By Max Clarke

Up to 400,000 workers can be shed from Britain’s public sector by not replacing just 11% of new applicants, a leading think tank has said.

The high staff turnover in the sector means that heavy cuts can be implemented without redundancies in a ‘manageable’ way. Quality of service does not depend on numbers of public servants, the centre-right Reform think tank argue in their latest report entitled Reformers and wreckers.

Currently public servants account for some £200 billion of the near £700 billion total public spend. In order to achieve fiscal stability in the UK economy, drastic reform is necessary.
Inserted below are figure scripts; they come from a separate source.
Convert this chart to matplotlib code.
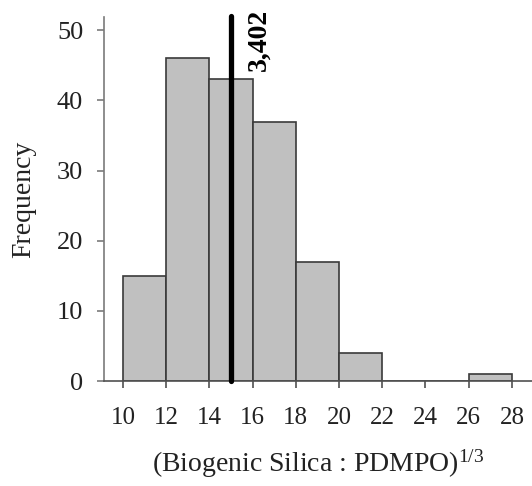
import matplotlib
matplotlib.use("Agg")
import matplotlib.pyplot as plt

plt.rcParams["font.family"] = ["Liberation Serif", "DejaVu Serif"]
plt.rcParams["mathtext.fontset"] = "custom"
plt.rcParams["mathtext.rm"] = "Liberation Serif"
plt.rcParams["mathtext.it"] = "Liberation Serif:italic"
plt.rcParams["mathtext.bf"] = "Liberation Serif:bold"

bin_edges = [10, 12, 14, 16, 18, 20, 22, 24, 26, 28]
counts = [15, 46, 43, 37, 17, 4, 0, 0, 1]
threshold = 15.0
threshold_label = "3,402"
x_ticks = [10, 12, 14, 16, 18, 20, 22, 24, 26, 28]
y_ticks = [0, 10, 20, 30, 40, 50]

fig = plt.figure(figsize=(5.32, 4.86), dpi=100)
ax = fig.add_axes([104 / 532, 105 / 486, 1 - 104 / 532, (381 - 17) / 486])

ax.bar(bin_edges[:-1], counts, width=2, align="edge",
       color="#c0c0c0", edgecolor="#3a3a3a", linewidth=1.2, zorder=2)
ax.plot([threshold, threshold], [0, 52], color="black", linewidth=3.8,
        solid_capstyle="round", zorder=3, clip_on=False)
ax.text(16.3, 44.2, threshold_label, rotation=90, ha="center", va="bottom",
        fontsize=20, fontweight="bold", color="black")

ax.set_xlim(9.12, 28.93)
ax.set_ylim(0, 51.9)
ax.set_xticks(x_ticks)
ax.set_yticks(y_ticks)

for side in ("top", "right"):
    ax.spines[side].set_visible(False)
ax.spines["left"].set_color("#7a7a7a")
ax.spines["bottom"].set_color("#505050")
ax.spines["left"].set_linewidth(1.2)
ax.spines["bottom"].set_linewidth(1.2)

ax.tick_params(axis="y", direction="out", length=5, width=1.2, color="#7a7a7a",
               labelsize=19, pad=10, labelcolor="#222222")
ax.tick_params(axis="x", direction="out", length=5, width=1.2, color="#505050",
               labelsize=18, pad=14, labelcolor="#222222")

ax.set_ylabel("Frequency", fontsize=20, labelpad=15, color="#222222")
ax.set_xlabel(r"(Biogenic Silica : PDMPO)$^{1/3}$", fontsize=20,
              labelpad=13, color="#222222")

fig.savefig("out.png", dpi=100)
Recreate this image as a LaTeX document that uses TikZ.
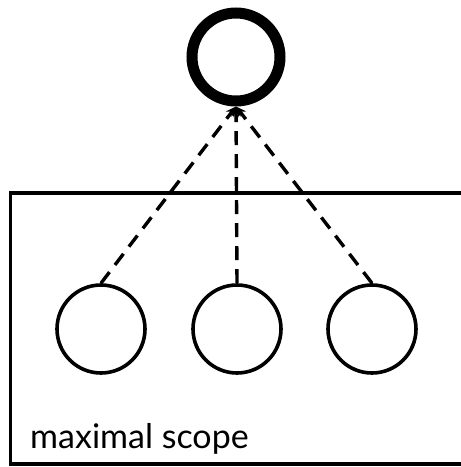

By reducing the size of the sector, and by implementing a ban on salaries above the Prime Minister’s.

The think tank’s proposals have, however, been met with a vitriolic response from trades unions, who have deemed them an attack on society for the benefit of the wealthy.

”The continuing crude attack on public sector pensions is part of this chorus,” said the assistant general secretary of the UK’s leading union, Unite, Gail Cartmail. “Such attacks will hit the retirement incomes of much valued public servants, such as health visitors, teachers, and paramedics.

”Britain and its citizens have gained enormously from the benefits of the public sector over the last 65 years, where the ethos of service for all has transcended the profit motive of a few. This ethos is being seriously eroded by the government.